In 2014, the Box Run became an official registered charity. It is a completely volunteer-based organization focused on raising funds through athletic endeavours.

On May 8, 2014, Strange embarked on another run for childhood cancer. Dubbed the "90 in 90", Strange ran 94 Marathons in 94 days from St. John's Newfoundland to his hometown of Niagara Falls. The run was in honor of 12-year old Matteo Mancini, Strange's inspiration from his first Box Run who lost his battle to cancer on May 8, 2013.

In August 2016, Strange and three teammates set out on the "Box Climb". The troop summited the Breithorn, a mountain peak adjacent to the Matterhorn in Switzerland.

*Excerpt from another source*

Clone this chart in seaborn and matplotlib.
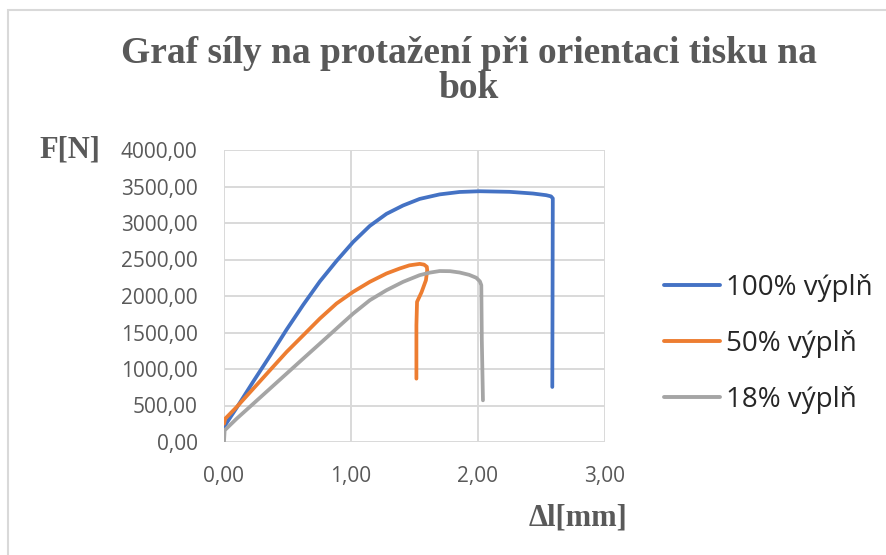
import numpy as np
import pandas as pd
import seaborn as sns
import matplotlib.pyplot as plt
from matplotlib.patches import Rectangle
from matplotlib.ticker import FuncFormatter

# Elongation [mm] and force [N] for each infill level
x_100 = [0.00, 0.10, 0.231, 0.362, 0.493, 0.624, 0.755, 0.886, 1.017, 1.148, 1.279, 1.41,
         1.541, 1.698, 1.855, 2.013, 2.249, 2.432, 2.537, 2.575, 2.589, 2.587, 2.585]
y_100 = [206, 470, 830, 1180, 1540, 1880, 2200, 2480, 2740, 2960, 3125, 3240,
         3330, 3392, 3425, 3435, 3427, 3404, 3381, 3365, 3337, 2000, 754]

x_50 = [0.00, 0.01, 0.10, 0.231, 0.362, 0.493, 0.624, 0.755, 0.886, 1.017, 1.148, 1.279,
        1.384, 1.46, 1.541, 1.575, 1.597, 1.60, 1.59, 1.555, 1.52, 1.515, 1.515]
y_50 = [250, 320, 480, 731, 983, 1234, 1462, 1691, 1897, 2057, 2194, 2308,
        2377, 2420, 2440, 2430, 2400, 2354, 2216, 2050, 1920, 1600, 868]

x_18 = [0.00, 0.005, 0.10, 0.231, 0.362, 0.493, 0.624, 0.755, 0.886, 1.017, 1.148, 1.279,
        1.41, 1.54, 1.62, 1.698, 1.78, 1.855, 1.93, 1.986, 2.015, 2.026, 2.03, 2.039]
y_18 = [0, 160, 320, 525, 731, 937, 1143, 1348, 1554, 1759, 1942, 2079,
        2194, 2285, 2320, 2342, 2340, 2322, 2290, 2250, 2200, 2148, 1400, 571]

series = ["100% výplň", "50% výplň", "18% výplň"]
colors = ["#4472C4", "#ED7D31", "#A5A5A5"]

x_ticks = [0, 1, 2, 3]
y_ticks = [0, 500, 1000, 1500, 2000, 2500, 3000, 3500, 4000]

frames = []
for name, xs, ys in zip(series, [x_100, x_50, x_18], [y_100, y_50, y_18]):
    frames.append(pd.DataFrame({"dl": xs, "F": ys, "serie": name}))
df = pd.concat(frames, ignore_index=True)

sns.set_theme(style="white")
plt.rcParams["font.family"] = ["Open Sans", "DejaVu Sans"]

fig = plt.figure(figsize=(8.87, 5.55), dpi=100)
ax = fig.add_axes([224 / 887, 1 - 442 / 555, (605 - 224) / 887, (442 - 150) / 555])

sns.lineplot(data=df, x="dl", y="F", hue="serie", hue_order=series, palette=colors,
             sort=False, estimator=None, linewidth=2.7, ax=ax, legend=False,
             solid_capstyle="round", solid_joinstyle="round")

ax.set_xlim(0, 3)
ax.set_ylim(0, 4000)
ax.set_xticks(x_ticks)
ax.set_yticks(y_ticks)
fmt = FuncFormatter(lambda v, p: f"{v:.2f}".replace(".", ","))
ax.xaxis.set_major_formatter(fmt)
ax.yaxis.set_major_formatter(fmt)
ax.tick_params(axis="both", length=0, labelsize=15, labelcolor="#595959")
ax.tick_params(axis="y", pad=19)
ax.tick_params(axis="x", pad=17)
ax.grid(True, color="#D9D9D9", linewidth=1.4)
for s in ax.spines.values():
    s.set_visible(False)
ax.set_xlabel("")
ax.set_ylabel("")

serif = ["Liberation Serif", "DejaVu Serif"]
fig.text(469 / 887, 1 - 63 / 555, "Graf síly na protažení při orientaci tisku na",
         ha="center", va="baseline", fontsize=27, fontweight="bold", color="#595959", family=serif)
fig.text(469 / 887, 1 - 98 / 555, "bok",
         ha="center", va="baseline", fontsize=27, fontweight="bold", color="#595959", family=serif)
fig.text(70 / 887, 1 - 150 / 555, "F[N]", ha="center", va="center", fontsize=22,
         fontweight="bold", color="#595959", family=serif)
fig.text(578 / 887, 1 - 518 / 555, "Δl[mm]", ha="center", va="center", fontsize=22,
         fontweight="bold", color="#595959", family=serif)

handles = [plt.Line2D([], [], color=c, linewidth=2.8, solid_capstyle="round") for c in colors]
fig.legend(handles, series, loc="center left", bbox_to_anchor=(664 / 887, 1 - 344 / 555),
           frameon=False, fontsize=20, handlelength=2.0, handletextpad=0.25,
           labelspacing=1.0, borderaxespad=0, borderpad=0)

fig.patches.append(Rectangle((8 / 887, -0.1), 1.2, 1 - 10 / 555 + 0.1, transform=fig.transFigure,
                             fill=False, edgecolor="#D9D9D9", linewidth=1.5))

fig.savefig("out.png", dpi=100, facecolor="white")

In September 2018, to commemorate Childhood Cancer Awareness month, Strange set out on the Camino de Santiago, an 800 km spiritual journey through Spain. Each of the 30 days was dedicated to a child who has fought or is fighting cancer.

Over the course of 30 days starting in August 2023 Strange and fellow councilperson Victor Pietrangelo ran 1000 km of the Bruce Trail to raise funds raise funds for childhood cancer research and the Ronald McDonald House in Hamilton

Strange started the Heaters Hero's charity event to raise funds and awareness of childhood cancers. The annual event is held each year at Oakes Park.

==Politics==
In 2014, Strange was elected to Niagara Falls City Council. In July 2017, Strange filed his papers to seek the Progressive Conservative Party of Ontario nomination in the 2018 general election, contesting Niagara Falls. Strange was re-elected to Niagara Falls City Council in 2018, and ran as an independent in the riding of Niagara Falls in the 2019 Canadian federal election.

in 2022, Strange was reelected to the Niagara Falls City Council. Strange received the most votes out of any other candidate.

==Personal life==
Strange previously owned the "Highland Tap" pub in Niagara Falls, Ontario for 21 years.

In May 2025, Strange was charged with assault on a woman and released from the St. Catharines courthouse the same day with conditions.
(

In April 2026, the case went to trial.

The judge accepted the victim’s testimony as truthful and specifically stated that he did not believe she was lying, while expressing concerns about aspects of the accused’s account. However, gaps in the victim’s recollection left sufficient reasonable doubt to prevent the Crown from meeting the criminal standard of proof, resulting in a not-guilty verdict.

Strange was acquitted on grounds of reasonable doubt, despite the judge having found the victim credible.